American accountant, attorney and politician

Michael A. Claytor (b. 1952) is an American accountant, attorney, and politician. Claytor was the Democratic candidate for Indiana State Auditor during the 2014 election cycle, losing the race to Republican Suzanne Crouch. Prior to entering the race for Auditor, Claytor, a licensed CPA, worked for 15 years at the Indiana State Board of Accounts, where he served as Deputy Chief Examiner before transitioning to a career in the private sector and becoming a partner at Crowe Horwath LLP. He retired from the private sector in 2012. Claytor worked as treasurer for the gubernatorial campaign of former state representative John Gregg.

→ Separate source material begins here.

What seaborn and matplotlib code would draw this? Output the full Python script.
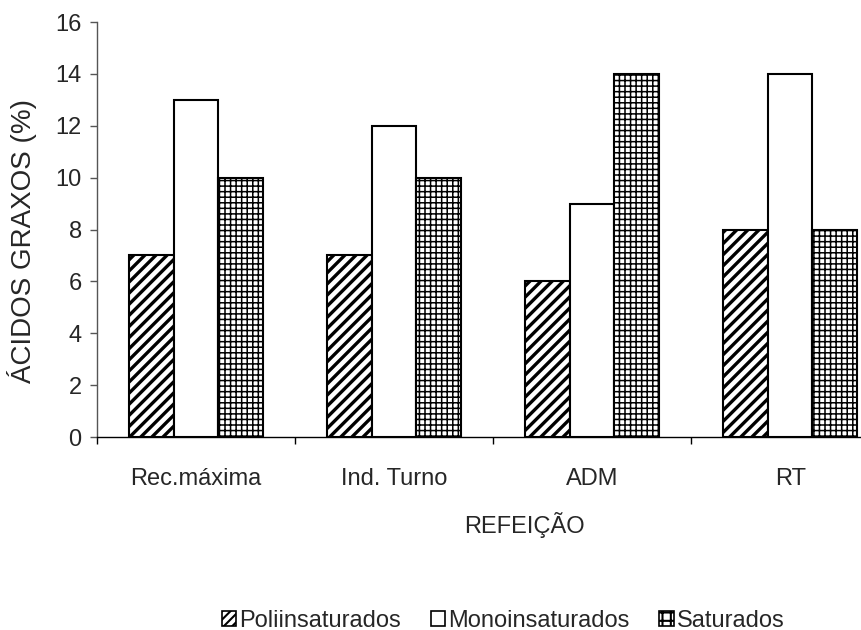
import matplotlib
matplotlib.use("Agg")
import matplotlib.pyplot as plt
import seaborn as sns
import pandas as pd
from matplotlib.patches import Patch

# Meal categories and fatty-acid percentages per type
refeicoes = ["Rec.máxima", "Ind. Turno", "ADM", "RT"]
tipos = ["Poliinsaturados", "Monoinsaturados", "Saturados"]
poliinsaturados = [7, 7, 6, 8]
monoinsaturados = [13, 12, 9, 14]
saturados = [10, 10, 14, 8]
y_ticks = [0, 2, 4, 6, 8, 10, 12, 14, 16]

df = pd.DataFrame({
    "REFEIÇÃO": refeicoes * 3,
    "tipo": [tipos[0]] * 4 + [tipos[1]] * 4 + [tipos[2]] * 4,
    "valor": poliinsaturados + monoinsaturados + saturados,
})

sns.set_theme(style="white")
plt.rcParams["font.family"] = ["Liberation Sans", "DejaVu Sans"]
plt.rcParams["hatch.linewidth"] = 1.5
plt.rcParams["hatch.color"] = "black"

FS = 17

fig = plt.figure(figsize=(8.62, 6.3), dpi=100)
ax = fig.add_axes([0.1125, 0.3063, 0.919, 0.6587])

sns.barplot(data=df, x="REFEIÇÃO", y="valor", hue="tipo", order=refeicoes,
            hue_order=tipos, palette=["white"] * 3, width=0.677,
            edgecolor="black", linewidth=1.5, legend=False, ax=ax)

hatches = ["///", "", "+++"]
hatch_lw = [2.4, 1.0, 1.1]
for cont, h, hl in zip(ax.containers, hatches, hatch_lw):
    for bar in cont:
        bar.set_facecolor("white")
        bar.set_edgecolor("black")
        bar.set_hatch(h)
        if hasattr(bar, "set_hatch_linewidth"):
            bar.set_hatch_linewidth(hl)

ax.set_xlim(-0.5, 3.5)
ax.set_ylim(0, 16)
ax.set_yticks(y_ticks)
ax.set_yticklabels([str(v) for v in y_ticks], fontsize=FS)
ax.set_xticks(range(len(refeicoes)))
ax.set_xticklabels(refeicoes, fontsize=FS)
ax.set_xticks([-0.5, 0.5, 1.5, 2.5], minor=True)
ax.tick_params(axis="x", which="major", length=0, pad=22)
ax.tick_params(axis="x", which="minor", length=5, width=1, color="black",
               direction="out", bottom=True)
ax.tick_params(axis="y", length=5, width=1, color="#555555", direction="out",
               left=True, pad=6)

ax.set_xlabel("REFEIÇÃO", fontsize=FS)
ax.xaxis.set_label_coords(0.539, -0.18)
ax.set_ylabel("ÁCIDOS GRAXOS (%)", fontsize=20)
ax.yaxis.set_label_coords(-0.076, 0.472)

for side in ["top", "right"]:
    ax.spines[side].set_visible(False)
ax.spines["left"].set_color("#555555")
ax.spines["left"].set_linewidth(1)
ax.spines["bottom"].set_color("black")
ax.spines["bottom"].set_linewidth(1)

handles = [Patch(facecolor="white", edgecolor="black", hatch=h, linewidth=1.2)
           for h in ["////", "", "++"]]
fig.legend(handles, tipos, loc="center", bbox_to_anchor=(0.584, 0.015),
           ncol=3, frameon=False, fontsize=FS, handlelength=0.6,
           handleheight=0.6, handletextpad=0.15, columnspacing=1.25,
           borderpad=0)

fig.savefig("out.png", dpi=100)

== Childhood and Education ==

Claytor (b. 1952) grew up in Hartford City, Indiana, about 75 miles northeast of Indianapolis. After graduating from Blackford High School in 1970, Claytor attended Ball State University, earning an undergraduate degree in accounting. In 1979, he became a licensed CPA and graduated cum laude with a JD from Indiana University - Indianapolis Law School in 1983.

== Accounting ==

=== Indiana State Board of Accounts ===

In 1974, Claytor started his career with the Indiana State Board of Accounts, serving during the administrations of Governors Otis Bowen and Robert Orr. As Deputy State Examiner, he worked on several white collar crime investigations and other cases concerning corruption and financial accountability in the state of Indiana.

=== Private Sector ===

After 15 years at the State Board of Accounts, Claytor moved on to pursue a career with Crowe Horwath LLP, a public accounting and consulting firm based in Indianapolis. In 1992, after three years working with the firm, he became a partner. He retired in 2012.

== Political career ==

Claytor announced his candidacy for Indiana State Auditor on September 12, 2013, initially challenging incumbent Dwayne Sawyer. Sawyer resigned on November 26, 2013, following Claytor's entrance into the race, and Republican State Representative Suzanne Crouch was appointed to the position. On May 31, 2014, Claytor became the official nominee for the Democratic Party. Claytor would have been the first Democrat to hold the office since Otis E. Cox in 1982.

=== 2014 Election ===
Claytor ran his campaign on the premise of being the first Certified Public Accountant to run for Auditor of State. His platform centered around establishing accountability for taxpayer investments, ensuring proper accounting of state funds, developing a more extensive government transparency portal, restoring independence to the State Board of Accounts, and restoring the independent audit authority of the Auditor's office.

Throughout his campaign, Claytor criticized the state's loss of $500 million in tax revenues due to accounting errors, which were discovered in 2011. He pledged to create an internal audit function in order to prevent similar errors in the future.

In the November 4 elections, Claytor received 36% of the votes, placing second behind Republican Suzanne Crouch.